4. Protecting you from Buying Errors – Most do it yourselfers focus strictly on price. However there are many hidden costs and issues in any transaction that can far outweigh the purchase price. A commercial agent can point out the hidden costs to you and can reduce or eliminate any nasty surprises that often arise during the buying process.
5. Transaction management – A good commercial real estate expert will efficiently orchestrate your transaction so that you don’t have to worry about missing the myriad of little issues that can and often will arise. They will lead you step by step through the process and will coordinate with the various parties involved to ensure a smooth transaction.

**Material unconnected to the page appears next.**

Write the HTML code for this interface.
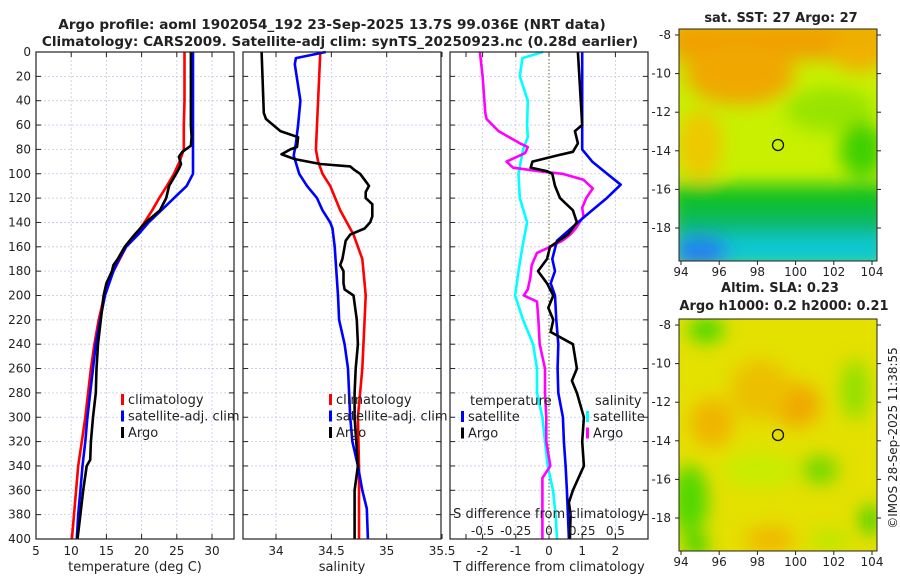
<!DOCTYPE html>
<html><head><meta charset="utf-8"><style>
body{margin:0;background:#fff;width:900px;height:580px;overflow:hidden}
svg text{font-family:"DejaVu Sans","Liberation Sans",sans-serif;fill:#222}
</style></head><body>
<svg id="fig" width="900" height="580" xmlns="http://www.w3.org/2000/svg">
<defs>
<filter id="blur8" x="-50%" y="-50%" width="200%" height="200%"><feGaussianBlur stdDeviation="9"/></filter>
<clipPath id="clip1"><rect x="679" y="29" width="198" height="232"/></clipPath>
<clipPath id="clip2"><rect x="679" y="319" width="198" height="232"/></clipPath>
</defs>
<text x="332" y="29" font-size="13.6" font-weight="bold" text-anchor="middle">Argo profile: aoml 1902054_192 23-Sep-2025 13.7S 99.036E (NRT data)</text>
<text x="340" y="46" font-size="13.6" font-weight="bold" text-anchor="middle">Climatology: CARS2009. Satellite-adj clim: synTS_20250923.nc (0.28d earlier)</text>
<g id="p1"></g>
<g id="p2"></g>
<g id="p3"></g>

<g>
<text x="781" y="22" font-size="13" font-weight="bold" text-anchor="middle">sat. SST: 27 Argo: 27</text>
<g clip-path="url(#clip1)">
<rect x="679" y="29" width="198" height="232" fill="#c8f000"/>
<g filter="url(#blur8)">
<rect x="670" y="20" width="220" height="40" fill="#f0a000"/>
<ellipse cx="740" cy="75" rx="55" ry="30" fill="#f0a800"/>
<ellipse cx="860" cy="50" rx="30" ry="22" fill="#f0b000"/>
<ellipse cx="700" cy="145" rx="22" ry="35" fill="#eec800"/>
<ellipse cx="830" cy="110" rx="45" ry="22" fill="#98e400"/>
<ellipse cx="862" cy="150" rx="22" ry="28" fill="#40d000"/>
<rect x="670" y="185" width="220" height="30" fill="#10c020"/>
<rect x="670" y="212" width="220" height="25" fill="#10b860"/>
<rect x="670" y="234" width="220" height="35" fill="#10c8d0"/>
<ellipse cx="700" cy="252" rx="28" ry="16" fill="#2080f0"/>
</g>
</g>
<rect x="679" y="29" width="198" height="232" fill="none" stroke="#222"/>
<circle cx="778" cy="145" r="5.5" fill="none" stroke="#111" stroke-width="1.3"/>
</g>

<g>
<text x="780" y="292" font-size="13" font-weight="bold" text-anchor="middle">Altim. SLA: 0.23</text>
<text x="784" y="310" font-size="13" font-weight="bold" text-anchor="middle">Argo h1000: 0.2 h2000: 0.21</text>
<g clip-path="url(#clip2)">
<rect x="679" y="319" width="198" height="232" fill="#e4e000"/>
<g filter="url(#blur8)">
<ellipse cx="706" cy="330" rx="18" ry="12" fill="#40d800"/>
<ellipse cx="797" cy="405" rx="24" ry="22" fill="#f0a800"/>
<ellipse cx="712" cy="423" rx="22" ry="24" fill="#f0b400"/>
<ellipse cx="760" cy="390" rx="30" ry="30" fill="#ecc000"/>
<ellipse cx="690" cy="500" rx="18" ry="35" fill="#50d800"/>
<ellipse cx="696" cy="545" rx="12" ry="10" fill="#20d000"/>
<ellipse cx="820" cy="470" rx="18" ry="14" fill="#70d800"/>
<ellipse cx="855" cy="390" rx="14" ry="30" fill="#90e000"/>
<ellipse cx="870" cy="520" rx="10" ry="15" fill="#40d000"/>
<ellipse cx="770" cy="540" rx="25" ry="14" fill="#f0b800"/>
<ellipse cx="760" cy="470" rx="40" ry="18" fill="#c8ec00"/>
<ellipse cx="830" cy="540" rx="20" ry="10" fill="#b8e800"/>
</g>
</g>
<rect x="679" y="319" width="198" height="232" fill="none" stroke="#222"/>
<circle cx="778" cy="435" r="5.5" fill="none" stroke="#111" stroke-width="1.3"/>
</g>
<g id="maps-axes"></g>
<text transform="translate(897,438) rotate(-90)" font-size="12" text-anchor="middle">©IMOS 28-Sep-2025 11:38:55</text>
</svg>
<script>
// ---- data (depth in m) ----
const tClimDepth=[0,20,40,60,80,90,100,110,120,130,140,150,155,160,170,180,200,220,240,260,280,300,320,340,360,380,400];
const tClimVal=[26.1,26.1,26.1,26.0,26.0,25.4,24.6,23.6,22.5,21.5,20.4,19.2,18.4,17.8,16.9,16.0,14.7,13.9,13.3,12.8,12.4,12.0,11.5,11.0,10.7,10.4,10.1];
const tSatDepth=[0,20,40,60,80,100,110,120,130,140,150,160,170,180,200,220,240,260,280,300,320,340,360,380,400];
const tSatVal=[27.3,27.3,27.3,27.3,27.3,27.3,26.4,24.6,22.8,21.0,19.5,17.8,16.8,16.0,14.8,14.1,13.5,13.1,12.7,12.3,12.0,11.6,11.3,11.0,10.8];
const tArgoDepth=[0,20,40,60,70,77,82,86,92,96,100,110,120,130,140,150,160,170,175,180,190,200,220,240,260,280,300,320,335,340,360,380,400];
const tArgoVal=[27.0,27.0,27.0,27.0,27.1,27.0,25.8,25.3,25.6,25.3,24.9,23.9,23.5,22.6,20.6,19.0,17.6,16.6,16.0,15.8,15.0,14.6,14.2,13.8,13.6,13.5,13.1,12.8,12.7,12.2,11.7,11.3,10.9];

const sClimDepth=[0,60,80,90,100,110,130,150,170,190,200,220,260,280,300,340,400];
const sClimVal=[34.40,34.37,34.36,34.38,34.42,34.49,34.58,34.70,34.78,34.80,34.81,34.80,34.78,34.76,34.74,34.75,34.75];
const sSatDepth=[0,5,10,40,60,75,85,100,110,120,130,140,145,160,200,220,240,260,280,300,320,340,360,375,400];
const sSatVal=[34.45,34.18,34.17,34.22,34.20,34.18,34.16,34.21,34.28,34.37,34.42,34.49,34.51,34.53,34.56,34.57,34.62,34.65,34.66,34.67,34.69,34.74,34.78,34.82,34.83];
const sArgoDepth=[0,50,55,65,70,78,80,84,88,92,94,97,100,105,110,115,120,125,135,140,145,150,155,160,170,175,180,190,195,200,220,240,260,280,300,340,360,380,400];
const sArgoVal=[33.87,33.89,33.91,34.04,34.20,34.19,34.13,34.05,34.17,34.40,34.67,34.71,34.76,34.80,34.84,34.81,34.81,34.87,34.87,34.85,34.80,34.67,34.63,34.62,34.60,34.58,34.61,34.61,34.62,34.70,34.73,34.74,34.72,34.71,34.71,34.74,34.71,34.71,34.71];

const dTSatDepth=[0,80,90,100,109,120,130,140,155,170,180,190,200,220,240,260,280,300,320,340,360,380,400];
const dTSatVal=[1.0,1.0,1.3,1.75,2.16,1.74,1.3,0.87,0.24,0.1,0.18,0.05,0.18,0.22,0.28,0.26,0.28,0.42,0.45,0.5,0.54,0.57,0.6];
const dTArgoDepth=[0,60,65,75,82,85,90,95,98,100,110,120,130,140,150,160,170,180,190,200,210,220,230,240,260,270,280,300,320,340,360,370,380,400];
const dTArgoVal=[0.87,1.0,0.78,0.87,0.72,0.24,-0.5,-0.55,-0.05,0.1,0.18,0.33,0.72,0.84,0.57,0.03,-0.06,-0.33,-0.06,0.13,-0.02,0.13,0.05,0.72,0.84,0.69,0.84,1.05,1.0,1.05,0.72,0.6,0.65,0.63];
const dSSatDepth=[0,5,20,40,60,70,80,100,120,140,160,180,200,220,240,260,280,300,320,340,360,380,400];
const dSSatVal=[-0.045,-0.2,-0.22,-0.16,-0.165,-0.16,-0.195,-0.23,-0.22,-0.165,-0.2,-0.23,-0.255,-0.195,-0.12,-0.09,-0.09,-0.05,-0.03,-0.01,0.03,0.05,0.06];
const dSArgoDepth=[0,20,50,55,65,75,78,83,90,95,98,100,105,112,120,128,135,145,150,155,160,165,175,185,195,200,205,220,240,260,280,300,320,340,350,370,400];
const dSArgoVal=[-0.52,-0.5,-0.48,-0.47,-0.38,-0.22,-0.16,-0.18,-0.32,-0.27,-0.07,0.1,0.26,0.33,0.28,0.25,0.26,0.2,0.16,0.1,0.01,-0.09,-0.13,-0.14,-0.16,-0.19,-0.09,-0.08,-0.07,-0.03,-0.03,-0.02,-0.02,0.01,-0.05,-0.05,-0.05];

const depthTicks=[0,20,40,60,80,100,120,140,160,180,200,220,240,260,280,300,320,340,360,380,400];
const tempTicks=[5,10,15,20,25,30];
const salTicks=[34,34.5,35,35.5];
const dTTicks=[-2,-1,0,1,2];
const dSTicks=["-0.5","-0.25","0","0.25","0.5"];
const lonTicks=[94,96,98,100,102,104];
const latTicks=[-8,-10,-12,-14,-16,-18];

// ---- axes ----
const NS="http://www.w3.org/2000/svg";
const Y0=52,Y1=539;
const yD=d=>Y0+(d/400)*(Y1-Y0);
const xT=t=>36+(t-5)*7.04;
const xS=s=>276+(s-34)*110.7;
const xDT=v=>549+v*33.2;
const xDS=v=>549+v*4*33.2;
function el(p,tag,a){const e=document.createElementNS(NS,tag);for(const k in a)e.setAttribute(k,a[k]);p.appendChild(e);return e;}
function txt(p,x,y,s,anchor,size){const e=el(p,'text',{x:x,y:y,'font-size':size||12,'text-anchor':anchor||'middle'});e.textContent=s;return e;}

function panel(g,x0,x1,vgrid,ticksX,labelsX,xlabel){
  el(g,'rect',{x:x0,y:Y0,width:x1-x0,height:Y1-Y0,fill:'#fff'});
  depthTicks.forEach(d=>{
    const y=yD(d);
    if(d>0&&d<400){const gl=el(g,'line',{x1:x0,x2:x1,y1:y,y2:y,stroke:'#c4c8e8','stroke-width':0.8,'stroke-dasharray':'2,2'});
    
    }
    el(g,'line',{x1:x0,x2:x0+5,y1:y,y2:y,stroke:'#222'});
    el(g,'line',{x1:x1-5,x2:x1,y1:y,y2:y,stroke:'#222'});
  });
  vgrid.forEach(x=>{const gl=el(g,'line',{x1:x,x2:x,y1:Y0,y2:Y1,stroke:'#c4c8e8','stroke-width':0.8,'stroke-dasharray':'2,2'});
    
    });
  ticksX.forEach((x,i)=>{
    el(g,'line',{x1:x,x2:x,y1:Y1,y2:Y1-5,stroke:'#222'});
    el(g,'line',{x1:x,x2:x,y1:Y0,y2:Y0+5,stroke:'#222'});
    const t=txt(g,x,Y1+16,labelsX[i]);
    
    
  });
  const xl=txt(g,(x0+x1)/2,Y1+32,xlabel,'middle',13);
  
  
}
function series(g,depths,vals,fx,color,name){
  const pts=depths.map((d,i)=>fx(vals[i]).toFixed(1)+','+yD(d).toFixed(1)).join(' ');
  const p=el(g,'polyline',{points:pts,fill:'none',stroke:color,'stroke-width':2.6,'stroke-linejoin':'round'});
  
  
}
function frame(g,x0,x1){el(g,'rect',{x:x0,y:Y0,width:x1-x0,height:Y1-Y0,fill:'none',stroke:'#222','stroke-width':1.2});}
function legend(g,x,y,items){
  items.forEach((it,i)=>{
    const yy=y+i*16.5;
    el(g,'rect',{x:x,y:yy-7,width:3,height:11,fill:it[1]});
    const t=txt(g,x+7,yy+3,it[0],'start',13);
    
    
  });
}

// Panel 1
const p1=document.getElementById('p1');
panel(p1,36,234,tempTicks.slice(1).map(xT),tempTicks.map(xT),tempTicks.map(String),'temperature (deg C)');
depthTicks.forEach(d=>{const t=txt(p1,31,yD(d)+4,String(d),'end',12);
  
  });
series(p1,tClimDepth,tClimVal,xT,'#ff0000','temp-climatology-line');
series(p1,tSatDepth,tSatVal,xT,'#0000ff','temp-satellite-line');
series(p1,tArgoDepth,tArgoVal,xT,'#000000','temp-argo-line');
frame(p1,36,234);
legend(p1,121,401,[['climatology','#f00'],['satellite-adj. clim','#00f'],['Argo','#000']]);

// Panel 2
const p2=document.getElementById('p2');
panel(p2,243,441,[34,34.5,35].map(xS),salTicks.map(xS),salTicks.map(String),'salinity');
series(p2,sClimDepth,sClimVal,xS,'#ff0000','sal-climatology-line');
series(p2,sSatDepth,sSatVal,xS,'#0000ff','sal-satellite-line');
series(p2,sArgoDepth,sArgoVal,xS,'#000000','sal-argo-line');
frame(p2,243,441);
legend(p2,329,401,[['climatology','#f00'],['satellite-adj. clim','#00f'],['Argo','#000']]);

// Panel 3
const p3=document.getElementById('p3');
panel(p3,450,648,[-2,-1,1,2].map(xDT),[-2.5,-2,-1,0,1,2].map(xDT),['','-2','-1','0','1','2'],'T difference from climatology');
el(p3,'line',{x1:xDT(0),x2:xDT(0),y1:Y0,y2:Y1,stroke:'#556633','stroke-width':1,'stroke-dasharray':'1.5,2'});
series(p3,dSSatDepth,dSSatVal,xDS,'#00ffff','sdiff-satellite-line');
series(p3,dSArgoDepth,dSArgoVal,xDS,'#ff00ff','sdiff-argo-line');
series(p3,dTSatDepth,dTSatVal,xDT,'#0000ff','tdiff-satellite-line');
series(p3,dTArgoDepth,dTArgoVal,xDT,'#000000','tdiff-argo-line');
frame(p3,450,648);
txt(p3,470,405,'temperature','start',13);
legend(p3,461,418,[['satellite','#00f'],['Argo','#000']]);
txt(p3,595,405,'salinity','start',13);
legend(p3,586,418,[['satellite','#00ffff'],['Argo','#f0f']]);
txt(p3,549,518,'S difference from climatology','middle',13);
dSTicks.forEach((s,i)=>{const t=txt(p3,xDS(Number(s)),535,s,'middle',12);
  
  });

// Map axes
const ma=document.getElementById('maps-axes');
const lonX=l=>681+(l-94)*19.1;
[[29,261,35],[319,551,325]].forEach(m=>{
  const [top,bot,lat8]=m;
  lonTicks.forEach(l=>{
    el(ma,'line',{x1:lonX(l),x2:lonX(l),y1:bot,y2:bot+4,stroke:'#222'});
    const t=txt(ma,lonX(l),bot+15,String(l),'middle',12);
    
    
  });
  latTicks.forEach(l=>{
    const y=lat8+(-8-l)*19.3;
    el(ma,'line',{x1:675,x2:679,y1:y,y2:y,stroke:'#222'});
    el(ma,'line',{x1:877,x2:881,y1:y,y2:y,stroke:'#222'});
    const t=txt(ma,671,y+4,String(l),'end',12);
    
    
  });
});
</script>
</body></html>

6. Saving you Time and Pain in the End – Whether it be space planning, construction budgeting and management, phone and data installations, furniture acquisition and installations or even moving, a good commercial real estate expert can connect you to the best vendors in each category. Seamless coordination of these elements leads to a smoother, more hassle free new office experience.
7. Your Expert For Life – The best commercial realtors are in the business for the long haul. They want to see your business succeed and grow so they can work with you again and again. They can even become part of your business mastermind group that gives you insight and feedback in their area of specialty to help you achieve your business goals.
A qualified commercial real estate expert can do all the above for you to save you both time and money, but even greater than that, they can give you the peace of mind that you will have found and negotiated the best deal possible and that you have been protected from the pitfalls of buying a commercial property, to which many companies fall victim.